When a forklift driver picks up a roll, the reader antenna mounted on the front of the vehicle captures the roll's tag ID number and forwards that data to the software via a Wi-Fi connection, while the tablet on the forklift displays information about that roll. Throughout the facility, Tanweer United applied locator tags in the floor. Each of these UHF RFID tags is encoded with an ID number linked to a specific location. The second reader antenna on the forklift, which faces the floor, reads the RFID tags as the vehicle passes over them. As the driver deposits the paper roll at the proper warehouse location, as instructed by the software (viewable on his or her tablet), the software links the locator tag at which the roll is unloaded with the paper roll's RFID tag, thereby creating a storage location in the software.

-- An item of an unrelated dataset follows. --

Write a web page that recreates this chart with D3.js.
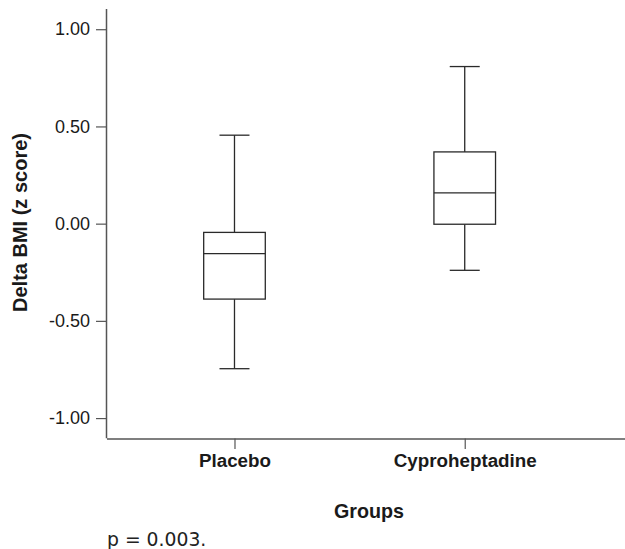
<!DOCTYPE html>
<html>
<head>
<meta charset="utf-8">
<script src="https://cdn.jsdelivr.net/npm/d3@7"></script>
<style>
  html, body { margin: 0; padding: 0; background: #fff; }
  svg { display: block; }
</style>
</head>
<body>
<svg id="chart" width="625" height="549"></svg>
<script>
// ---- data ----
const groups = ["Placebo", "Cyproheptadine"];
const whiskerLow  = [-0.746, -0.240];
const quartile1   = [-0.388, -0.003];
const medians     = [-0.154,  0.158];
const quartile3   = [-0.045,  0.369];
const whiskerHigh = [ 0.455,  0.808];
const yTicks = [-1.0, -0.5, 0.0, 0.5, 1.0];
const yTitle = "Delta BMI (z score)";
const xTitle = "Groups";
const note = "p = 0.003.";

const svg = d3.select("#chart");
const axisColor = "#555";
const boxColor = "#2a2a2a";

const y = d3.scaleLinear().domain([-1.104, 1.104]).range([438.3, 9]);
const x = d3.scalePoint().domain(groups).range([106.5, 625]).padding(0.626).align(0.444);

const boxHalf = 30.8, capHalf = 15;
const fmt = d3.format(".2f");

// y axis
const yAxis = svg.append("g")
  .attr("transform", "translate(106.5,0)")
  .call(d3.axisLeft(y).tickValues(yTicks).tickSize(10.5).tickPadding(6)
        .tickFormat(d => fmt(d).replace("\u2212", "-")));
yAxis.select(".domain").remove();
yAxis.selectAll(".tick line").attr("stroke", axisColor).attr("stroke-width", 1.2);
yAxis.selectAll(".tick text")
  .attr("fill", "#1a1a1a")
  .style("font-family", "'Liberation Sans', Arial, sans-serif")
  .style("font-size", "18px");
svg.append("line")
  .attr("x1", 106.5).attr("x2", 106.5)
  .attr("y1", y.range()[1]).attr("y2", y.range()[0])
  .attr("stroke", axisColor).attr("stroke-width", 1.5);

// x axis
const xAxis = svg.append("g")
  .attr("transform", "translate(0,438.5)")
  .call(d3.axisBottom(x).tickSize(10.5).tickSizeOuter(0).tickPadding(5));
xAxis.select(".domain").attr("stroke", axisColor).attr("stroke-width", 1.5);
xAxis.selectAll(".tick line").attr("stroke", axisColor).attr("stroke-width", 1.2);
xAxis.selectAll(".tick text")
  .attr("fill", "#1a1a1a")
  .style("font-family", "'Liberation Sans', Arial, sans-serif")
  .style("font-weight", "bold")
  .style("font-size", "18.8px");

// boxes
const data = groups.map((g, i) => ({
  g, lo: whiskerLow[i], q1: quartile1[i], med: medians[i], q3: quartile3[i], hi: whiskerHigh[i]
}));
const bg = svg.append("g").attr("fill", "none").attr("stroke", boxColor).attr("stroke-width", 1.3);
data.forEach(d => {
  const cx = x(d.g);
  // whiskers
  bg.append("line").attr("x1", cx).attr("x2", cx).attr("y1", y(d.q3)).attr("y2", y(d.hi));
  bg.append("line").attr("x1", cx).attr("x2", cx).attr("y1", y(d.q1)).attr("y2", y(d.lo));
  bg.append("line").attr("x1", cx - capHalf).attr("x2", cx + capHalf).attr("y1", y(d.hi)).attr("y2", y(d.hi));
  bg.append("line").attr("x1", cx - capHalf).attr("x2", cx + capHalf).attr("y1", y(d.lo)).attr("y2", y(d.lo));
  // box
  bg.append("rect")
    .attr("x", cx - boxHalf).attr("width", boxHalf * 2)
    .attr("y", y(d.q3)).attr("height", y(d.q1) - y(d.q3))
    .attr("fill", "#fff");
  bg.append("line").attr("x1", cx - boxHalf).attr("x2", cx + boxHalf).attr("y1", y(d.med)).attr("y2", y(d.med));
});

// titles
svg.append("text")
  .attr("transform", "translate(26.5,222.5) rotate(-90)")
  .attr("text-anchor", "middle")
  .attr("fill", "#1a1a1a")
  .style("font-family", "'Liberation Sans', Arial, sans-serif")
  .style("font-weight", "bold")
  .style("font-size", "20px")
  .text(yTitle);

svg.append("text")
  .attr("x", 369).attr("y", 518.3)
  .attr("text-anchor", "middle")
  .attr("fill", "#1a1a1a")
  .style("font-family", "'Liberation Sans', Arial, sans-serif")
  .style("font-weight", "bold")
  .style("font-size", "19.7px")
  .text(xTitle);

svg.append("text")
  .attr("x", 107).attr("y", 546)
  .attr("fill", "#222")
  .style("font-family", "'DejaVu Sans', Verdana, sans-serif")
  .style("font-size", "18.8px")
  .text(note);
</script>
</body>
</html>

When a customer places an order for a specific roll of paper, the forklift driver will see the picking order on the tablet display, along with that specific roll's location within the warehouse. He or she then proceeds to that location and picks up the roll, and the reader interrogates the roll's tag ID and confirms that action in the software. The roll can then be staged at the loading dock.

When a customer places an order for a specific roll of paper, a forklift driver views a picking order on a tablet display, along with that roll's location within the warehouse.

When rolls are placed onto trucks, the software provides a further step for personnel to ensure products are being loaded accurately. Workers at the loading area, equipped with Alien Technology handheld readers, can read each roll's tag ID after it is loaded, and can also view whether an error is being made before the vehicles leaves with the wrong product aboard. In addition, Perumal says, "Managers can walk around the truck with a handheld reader" and view all loaded products (10 to 15 rolls are typically loaded onto each truck).

The RFID system not only provides automated data collection, Perumal explains, but also spares workers from the safety hazards of having to climb around the rolls to confirm their identity during or after the loading process.

Suneer indicates that the solution, installed a month ago, has reduced labor hours and the costs related to that labor. "Forklift users need to easily scan the RFID tag on the rolls without much strain," he states.

The company plans to test the technology for approximately six months, Suneer says, adding that during that time, "We expect the production capacity and dispatch will increase in [the next] few months." Once the six-month pilot concludes, the company intends to review the results and determine where to permanently deploy the technology.